Non-respect des exigences relatives aux publications médicales

Autre explication mise en avant dans l’article : la modification du niveau minimum d’exposition au risque. Ce critère définit le seuil au-dessus duquel l’exposition à un facteur de risque est liée à des troubles sanitaires. Le rapport du GBD publié en 2017 avait fixé ce seuil à 22,5 g/j pour la viande rouge. En 2019 cette valeur a été ramenée à zéro. Dès lors, le moindre gramme de viande consommée a été considéré comme un facteur de risque sanitaire.

Pour les auteurs, le rapport du GBD 2019 ne respecte pas certaines exigences en matière de publications médicales.
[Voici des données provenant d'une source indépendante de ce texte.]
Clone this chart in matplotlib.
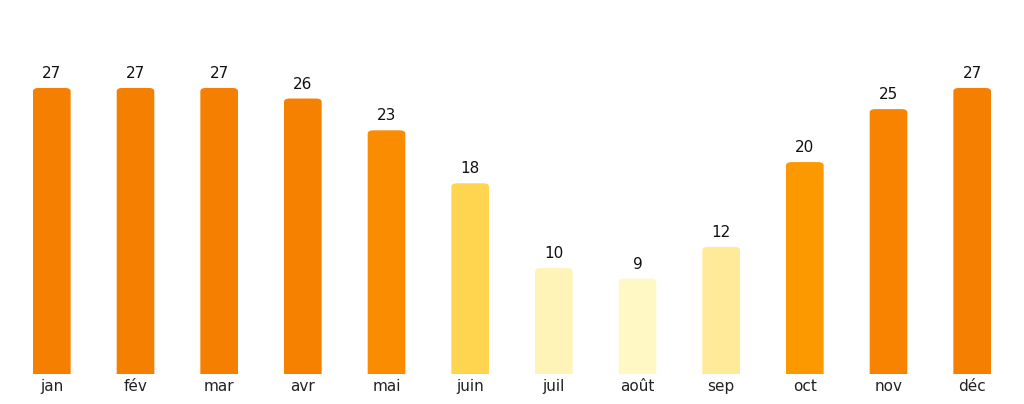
import matplotlib
matplotlib.use("Agg")
import matplotlib.pyplot as plt
from matplotlib.patches import FancyBboxPatch

months = ["jan", "fév", "mar", "avr", "mai", "juin", "juil", "août", "sep", "oct", "nov", "déc"]
values = [27, 27, 27, 26, 23, 18, 10, 9, 12, 20, 25, 27]
colors = ["#F57F00", "#F57F00", "#F57F00", "#F68100", "#F98C00", "#FFD54F",
          "#FFF4B8", "#FFF8C5", "#FFEA9A", "#FC9800", "#F78300", "#F57F00"]

fig = plt.figure(figsize=(10.24, 4.04), dpi=100)
ax = fig.add_axes([10/1024, 30/404, 1004/1024, 374/404])
ax.set_xlim(-0.5, 11.5)
ax.set_ylim(0, 35.3)

bars = ax.bar(range(len(months)), values, width=0.45, color=colors)
for i, (b, c) in enumerate(zip(bars, colors)):
    b.set_visible(False)
    x0, w, h = b.get_x(), b.get_width(), b.get_height()
    p = FancyBboxPatch((x0, -1), w, h + 1,
                       boxstyle="round,pad=0,rounding_size=0.07",
                       mutation_aspect=4.5, facecolor=c, edgecolor="none",
                       clip_on=True)
    ax.add_patch(p)
    ax.text(x0 + w/2, h + 0.65, str(values[i]),
            ha="center", va="bottom", fontsize=11, color="#111111")

ax.set_xticks(range(len(months)))
ax.set_xticklabels(months, fontsize=11, color="#222222")
ax.tick_params(axis="x", length=0, pad=3.5)
ax.set_yticks([])
for s in ax.spines.values():
    s.set_visible(False)

fig.savefig("out.png", dpi=100)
Ils déplorent ainsi l’absence de références précises aux sources utilisées et le manque de justification quant à la correction du niveau minimum d’exposition au risque. Enfin, ils s’interrogent : les estimations du GBD publiées en 2019 tiennent-elles compte de l’ensemble des effets nutritionnels de la viande rouge ? Riche en fer héminique et en protéines de bonne qualité, elle constitue un aliment de choix pour les personnes à risque d’anémie, de sarcopénie (fonte musculaire), ainsi que pour les femmes enceintes et les jeunes enfants.

Des répercussions inquiétantes

Les critiques émises à l’encontre de ce rapport sont préoccupantes. D’autant que les travaux du GBD font référence pour les chercheurs, institutions politiques et ONG du monde entier. Depuis sa publication en 2019, ce rapport a été cité par des centaines d’études scientifiques et par divers documents d’orientation des politiques publiques, dont la stratégie alimentaire du Royaume-Uni. Les instances sanitaires mondiales prônent actuellement une consommation modérée de viande rouge. Si le message venait à s’infléchir vers une tolérance zéro, certaines populations risqueraient d’en pâtir, particulièrement dans les pays en développement, pour ne citer que les conséquences nutritionnelles…

 * DALY : acronyme anglais pour Disability Adjusted Life Years. En français : années de vie corrigées par le handicap

** Selon ces données, il existerait juste un lien entre la consommation excessive de viande rouge et la survenue de diabète de type 2 et de cancer du côlon.

Qu’est-ce que le GBD ?
Le Global Burden of Diseases, Injuries, and Risk Factors Study (GBD) représente l’une des plus grandes collaborations scientifiques internationales. Des milliers de chercheurs contribuent à cet observatoire mondial de la santé. Géré par l’Institut de métrologie et d’évaluation sanitaire (Institut for Health Metrics and Evaluation) basé à Seattle, le GBD est financé en majeure partie par la Fondation Bill et Melinda Gates. Ses missions : fournir des indicateurs sanitaires fiables et impartiaux, étudier les effets de divers facteurs de risque sur la santé, évaluer les retombées des politiques sanitaires. Son public : des chercheurs, des organisations gouvernementales, des associations du monde entier. Les rapports du GBD sont disponibles en libre accès sur le site du Lancet.

Référence : Stanton AV, Leroy F, Elliott C, Mann N, Wall P, De Smet S. 36-fold higher estimate of deaths attributable to red meat intake in GBD 2019: is this reliable? Lancet. 2022 Apr 2; 399(10332):e23-e26.